• [What is expected]
Set down the material below word for word, excluding the pictures.
>> Start
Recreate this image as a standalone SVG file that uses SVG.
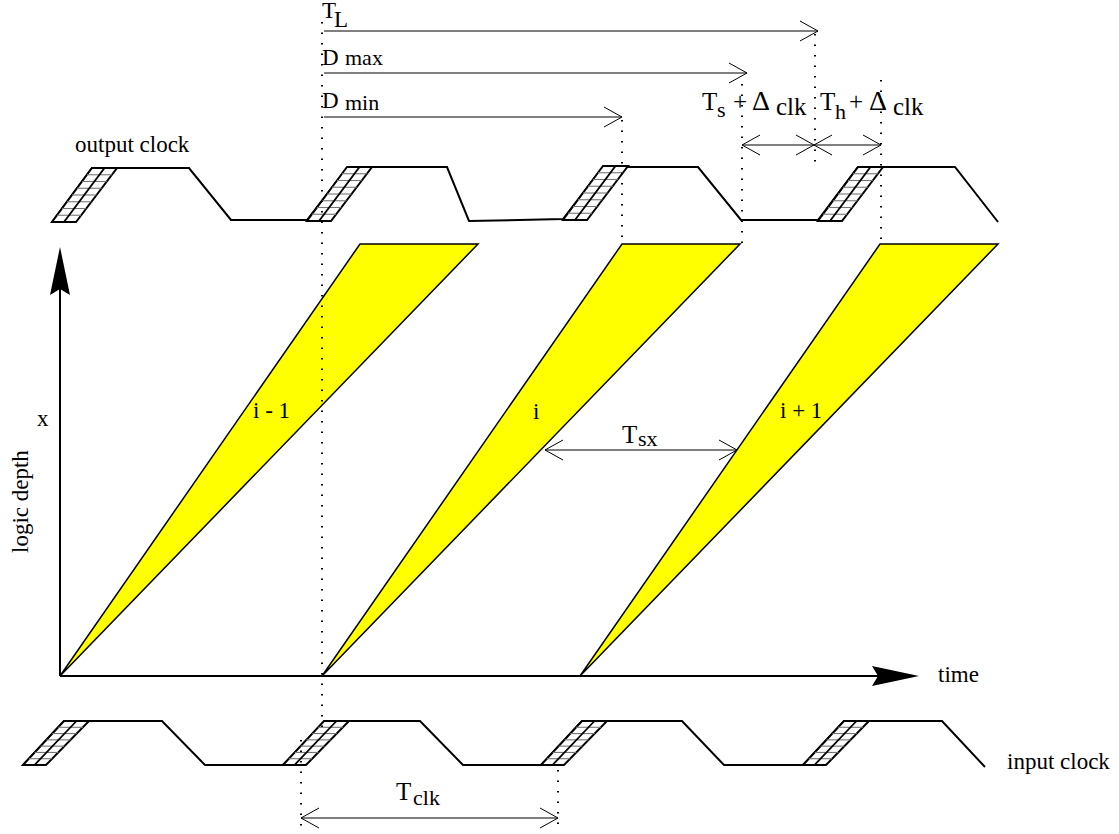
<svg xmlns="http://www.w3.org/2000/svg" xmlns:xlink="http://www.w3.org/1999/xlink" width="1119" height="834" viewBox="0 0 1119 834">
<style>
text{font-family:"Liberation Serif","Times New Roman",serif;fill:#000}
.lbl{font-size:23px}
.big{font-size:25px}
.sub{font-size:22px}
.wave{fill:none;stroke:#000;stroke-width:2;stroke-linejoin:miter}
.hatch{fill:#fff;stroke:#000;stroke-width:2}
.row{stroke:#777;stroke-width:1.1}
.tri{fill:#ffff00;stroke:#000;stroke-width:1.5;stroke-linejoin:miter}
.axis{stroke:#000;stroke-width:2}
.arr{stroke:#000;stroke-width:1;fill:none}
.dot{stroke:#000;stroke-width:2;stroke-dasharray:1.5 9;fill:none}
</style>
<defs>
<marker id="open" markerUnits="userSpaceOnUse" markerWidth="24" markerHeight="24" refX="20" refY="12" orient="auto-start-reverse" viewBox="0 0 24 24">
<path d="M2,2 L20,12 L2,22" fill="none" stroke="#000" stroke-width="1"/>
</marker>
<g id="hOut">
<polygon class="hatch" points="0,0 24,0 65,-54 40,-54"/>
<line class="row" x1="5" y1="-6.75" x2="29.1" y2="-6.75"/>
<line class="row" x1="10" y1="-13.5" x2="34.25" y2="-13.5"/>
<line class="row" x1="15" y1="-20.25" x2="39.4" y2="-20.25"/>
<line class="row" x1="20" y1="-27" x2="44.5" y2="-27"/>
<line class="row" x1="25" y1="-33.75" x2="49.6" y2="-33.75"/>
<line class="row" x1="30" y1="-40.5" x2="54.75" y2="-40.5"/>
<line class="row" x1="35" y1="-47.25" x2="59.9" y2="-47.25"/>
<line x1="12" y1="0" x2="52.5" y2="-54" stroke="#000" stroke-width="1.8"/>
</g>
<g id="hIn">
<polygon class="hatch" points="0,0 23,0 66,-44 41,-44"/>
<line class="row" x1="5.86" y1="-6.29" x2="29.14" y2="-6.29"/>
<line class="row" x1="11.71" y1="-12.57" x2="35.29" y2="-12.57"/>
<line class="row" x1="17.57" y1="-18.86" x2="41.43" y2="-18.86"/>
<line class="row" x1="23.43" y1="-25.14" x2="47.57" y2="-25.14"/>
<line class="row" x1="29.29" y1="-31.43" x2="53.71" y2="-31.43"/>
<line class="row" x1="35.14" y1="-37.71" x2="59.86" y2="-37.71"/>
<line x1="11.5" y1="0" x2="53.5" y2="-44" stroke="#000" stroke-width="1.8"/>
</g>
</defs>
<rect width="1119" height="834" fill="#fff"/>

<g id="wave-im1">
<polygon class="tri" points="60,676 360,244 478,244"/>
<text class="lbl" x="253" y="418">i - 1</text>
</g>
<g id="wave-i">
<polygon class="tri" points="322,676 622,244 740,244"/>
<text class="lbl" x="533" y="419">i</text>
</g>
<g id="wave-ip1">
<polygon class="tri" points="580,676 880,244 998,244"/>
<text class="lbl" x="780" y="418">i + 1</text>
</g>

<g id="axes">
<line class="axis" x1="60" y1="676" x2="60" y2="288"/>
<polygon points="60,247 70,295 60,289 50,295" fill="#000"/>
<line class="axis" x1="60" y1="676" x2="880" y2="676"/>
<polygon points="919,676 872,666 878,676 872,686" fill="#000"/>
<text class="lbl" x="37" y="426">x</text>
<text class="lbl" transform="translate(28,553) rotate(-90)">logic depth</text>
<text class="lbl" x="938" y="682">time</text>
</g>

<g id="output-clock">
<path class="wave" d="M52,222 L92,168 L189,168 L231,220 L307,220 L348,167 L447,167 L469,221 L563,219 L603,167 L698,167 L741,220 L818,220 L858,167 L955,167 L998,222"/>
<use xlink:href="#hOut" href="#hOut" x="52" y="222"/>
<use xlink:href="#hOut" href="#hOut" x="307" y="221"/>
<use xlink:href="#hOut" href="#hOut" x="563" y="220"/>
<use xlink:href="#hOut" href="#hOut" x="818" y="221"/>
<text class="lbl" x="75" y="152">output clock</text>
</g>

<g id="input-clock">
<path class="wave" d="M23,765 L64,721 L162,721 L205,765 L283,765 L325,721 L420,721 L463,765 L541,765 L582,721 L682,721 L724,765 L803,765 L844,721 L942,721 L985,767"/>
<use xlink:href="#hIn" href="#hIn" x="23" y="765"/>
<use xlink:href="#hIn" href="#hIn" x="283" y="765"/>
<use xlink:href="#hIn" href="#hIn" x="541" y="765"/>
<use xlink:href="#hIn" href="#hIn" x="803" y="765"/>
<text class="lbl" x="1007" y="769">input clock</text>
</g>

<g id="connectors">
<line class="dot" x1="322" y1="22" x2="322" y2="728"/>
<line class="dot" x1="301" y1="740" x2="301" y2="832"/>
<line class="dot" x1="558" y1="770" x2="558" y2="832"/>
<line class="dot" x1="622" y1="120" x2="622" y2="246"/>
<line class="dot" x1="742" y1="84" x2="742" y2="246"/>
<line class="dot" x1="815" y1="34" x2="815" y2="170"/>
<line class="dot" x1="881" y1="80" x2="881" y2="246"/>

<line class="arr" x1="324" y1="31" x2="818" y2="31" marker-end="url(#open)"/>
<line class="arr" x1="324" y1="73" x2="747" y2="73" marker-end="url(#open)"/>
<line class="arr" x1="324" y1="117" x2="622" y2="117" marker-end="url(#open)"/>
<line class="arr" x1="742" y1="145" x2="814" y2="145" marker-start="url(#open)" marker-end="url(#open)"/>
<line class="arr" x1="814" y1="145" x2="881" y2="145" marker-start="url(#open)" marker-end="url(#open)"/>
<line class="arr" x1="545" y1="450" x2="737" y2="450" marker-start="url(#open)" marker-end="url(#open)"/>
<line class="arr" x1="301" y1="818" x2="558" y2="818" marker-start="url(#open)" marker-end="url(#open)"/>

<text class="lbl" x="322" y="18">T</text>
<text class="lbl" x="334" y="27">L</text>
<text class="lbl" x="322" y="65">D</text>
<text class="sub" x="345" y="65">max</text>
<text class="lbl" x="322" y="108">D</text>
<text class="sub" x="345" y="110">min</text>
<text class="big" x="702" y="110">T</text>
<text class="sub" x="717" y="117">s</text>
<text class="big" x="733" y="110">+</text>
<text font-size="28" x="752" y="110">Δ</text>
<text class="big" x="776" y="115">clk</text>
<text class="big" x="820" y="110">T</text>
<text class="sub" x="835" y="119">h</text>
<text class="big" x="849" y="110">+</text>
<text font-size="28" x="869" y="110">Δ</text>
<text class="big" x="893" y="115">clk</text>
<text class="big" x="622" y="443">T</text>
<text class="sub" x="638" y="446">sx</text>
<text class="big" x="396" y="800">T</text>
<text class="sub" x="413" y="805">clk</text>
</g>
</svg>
>> End
• [Result]
Recreate this image as a standalone SVG file that uses SVG.
<svg xmlns="http://www.w3.org/2000/svg" xmlns:xlink="http://www.w3.org/1999/xlink" width="1119" height="834" viewBox="0 0 1119 834">
<style>
text{font-family:"Liberation Serif","Times New Roman",serif;fill:#000}
.lbl{font-size:23px}
.big{font-size:25px}
.sub{font-size:22px}
.wave{fill:none;stroke:#000;stroke-width:2;stroke-linejoin:miter}
.hatch{fill:#fff;stroke:#000;stroke-width:2}
.row{stroke:#777;stroke-width:1.1}
.tri{fill:#ffff00;stroke:#000;stroke-width:1.5;stroke-linejoin:miter}
.axis{stroke:#000;stroke-width:2}
.arr{stroke:#000;stroke-width:1;fill:none}
.dot{stroke:#000;stroke-width:2;stroke-dasharray:1.5 9;fill:none}
</style>
<defs>
<marker id="open" markerUnits="userSpaceOnUse" markerWidth="24" markerHeight="24" refX="20" refY="12" orient="auto-start-reverse" viewBox="0 0 24 24">
<path d="M2,2 L20,12 L2,22" fill="none" stroke="#000" stroke-width="1"/>
</marker>
<g id="hOut">
<polygon class="hatch" points="0,0 24,0 65,-54 40,-54"/>
<line class="row" x1="5" y1="-6.75" x2="29.1" y2="-6.75"/>
<line class="row" x1="10" y1="-13.5" x2="34.25" y2="-13.5"/>
<line class="row" x1="15" y1="-20.25" x2="39.4" y2="-20.25"/>
<line class="row" x1="20" y1="-27" x2="44.5" y2="-27"/>
<line class="row" x1="25" y1="-33.75" x2="49.6" y2="-33.75"/>
<line class="row" x1="30" y1="-40.5" x2="54.75" y2="-40.5"/>
<line class="row" x1="35" y1="-47.25" x2="59.9" y2="-47.25"/>
<line x1="12" y1="0" x2="52.5" y2="-54" stroke="#000" stroke-width="1.8"/>
</g>
<g id="hIn">
<polygon class="hatch" points="0,0 23,0 66,-44 41,-44"/>
<line class="row" x1="5.86" y1="-6.29" x2="29.14" y2="-6.29"/>
<line class="row" x1="11.71" y1="-12.57" x2="35.29" y2="-12.57"/>
<line class="row" x1="17.57" y1="-18.86" x2="41.43" y2="-18.86"/>
<line class="row" x1="23.43" y1="-25.14" x2="47.57" y2="-25.14"/>
<line class="row" x1="29.29" y1="-31.43" x2="53.71" y2="-31.43"/>
<line class="row" x1="35.14" y1="-37.71" x2="59.86" y2="-37.71"/>
<line x1="11.5" y1="0" x2="53.5" y2="-44" stroke="#000" stroke-width="1.8"/>
</g>
</defs>
<rect width="1119" height="834" fill="#fff"/>

<g id="wave-im1">
<polygon class="tri" points="60,676 360,244 478,244"/>
<text class="lbl" x="253" y="418">i - 1</text>
</g>
<g id="wave-i">
<polygon class="tri" points="322,676 622,244 740,244"/>
<text class="lbl" x="533" y="419">i</text>
</g>
<g id="wave-ip1">
<polygon class="tri" points="580,676 880,244 998,244"/>
<text class="lbl" x="780" y="418">i + 1</text>
</g>

<g id="axes">
<line class="axis" x1="60" y1="676" x2="60" y2="288"/>
<polygon points="60,247 70,295 60,289 50,295" fill="#000"/>
<line class="axis" x1="60" y1="676" x2="880" y2="676"/>
<polygon points="919,676 872,666 878,676 872,686" fill="#000"/>
<text class="lbl" x="37" y="426">x</text>
<text class="lbl" transform="translate(28,553) rotate(-90)">logic depth</text>
<text class="lbl" x="938" y="682">time</text>
</g>

<g id="output-clock">
<path class="wave" d="M52,222 L92,168 L189,168 L231,220 L307,220 L348,167 L447,167 L469,221 L563,219 L603,167 L698,167 L741,220 L818,220 L858,167 L955,167 L998,222"/>
<use xlink:href="#hOut" href="#hOut" x="52" y="222"/>
<use xlink:href="#hOut" href="#hOut" x="307" y="221"/>
<use xlink:href="#hOut" href="#hOut" x="563" y="220"/>
<use xlink:href="#hOut" href="#hOut" x="818" y="221"/>
<text class="lbl" x="75" y="152">output clock</text>
</g>

<g id="input-clock">
<path class="wave" d="M23,765 L64,721 L162,721 L205,765 L283,765 L325,721 L420,721 L463,765 L541,765 L582,721 L682,721 L724,765 L803,765 L844,721 L942,721 L985,767"/>
<use xlink:href="#hIn" href="#hIn" x="23" y="765"/>
<use xlink:href="#hIn" href="#hIn" x="283" y="765"/>
<use xlink:href="#hIn" href="#hIn" x="541" y="765"/>
<use xlink:href="#hIn" href="#hIn" x="803" y="765"/>
<text class="lbl" x="1007" y="769">input clock</text>
</g>

<g id="connectors">
<line class="dot" x1="322" y1="22" x2="322" y2="728"/>
<line class="dot" x1="301" y1="740" x2="301" y2="832"/>
<line class="dot" x1="558" y1="770" x2="558" y2="832"/>
<line class="dot" x1="622" y1="120" x2="622" y2="246"/>
<line class="dot" x1="742" y1="84" x2="742" y2="246"/>
<line class="dot" x1="815" y1="34" x2="815" y2="170"/>
<line class="dot" x1="881" y1="80" x2="881" y2="246"/>

<line class="arr" x1="324" y1="31" x2="818" y2="31" marker-end="url(#open)"/>
<line class="arr" x1="324" y1="73" x2="747" y2="73" marker-end="url(#open)"/>
<line class="arr" x1="324" y1="117" x2="622" y2="117" marker-end="url(#open)"/>
<line class="arr" x1="742" y1="145" x2="814" y2="145" marker-start="url(#open)" marker-end="url(#open)"/>
<line class="arr" x1="814" y1="145" x2="881" y2="145" marker-start="url(#open)" marker-end="url(#open)"/>
<line class="arr" x1="545" y1="450" x2="737" y2="450" marker-start="url(#open)" marker-end="url(#open)"/>
<line class="arr" x1="301" y1="818" x2="558" y2="818" marker-start="url(#open)" marker-end="url(#open)"/>

<text class="lbl" x="322" y="18">T</text>
<text class="lbl" x="334" y="27">L</text>
<text class="lbl" x="322" y="65">D</text>
<text class="sub" x="345" y="65">max</text>
<text class="lbl" x="322" y="108">D</text>
<text class="sub" x="345" y="110">min</text>
<text class="big" x="702" y="110">T</text>
<text class="sub" x="717" y="117">s</text>
<text class="big" x="733" y="110">+</text>
<text font-size="28" x="752" y="110">Δ</text>
<text class="big" x="776" y="115">clk</text>
<text class="big" x="820" y="110">T</text>
<text class="sub" x="835" y="119">h</text>
<text class="big" x="849" y="110">+</text>
<text font-size="28" x="869" y="110">Δ</text>
<text class="big" x="893" y="115">clk</text>
<text class="big" x="622" y="443">T</text>
<text class="sub" x="638" y="446">sx</text>
<text class="big" x="396" y="800">T</text>
<text class="sub" x="413" y="805">clk</text>
</g>
</svg>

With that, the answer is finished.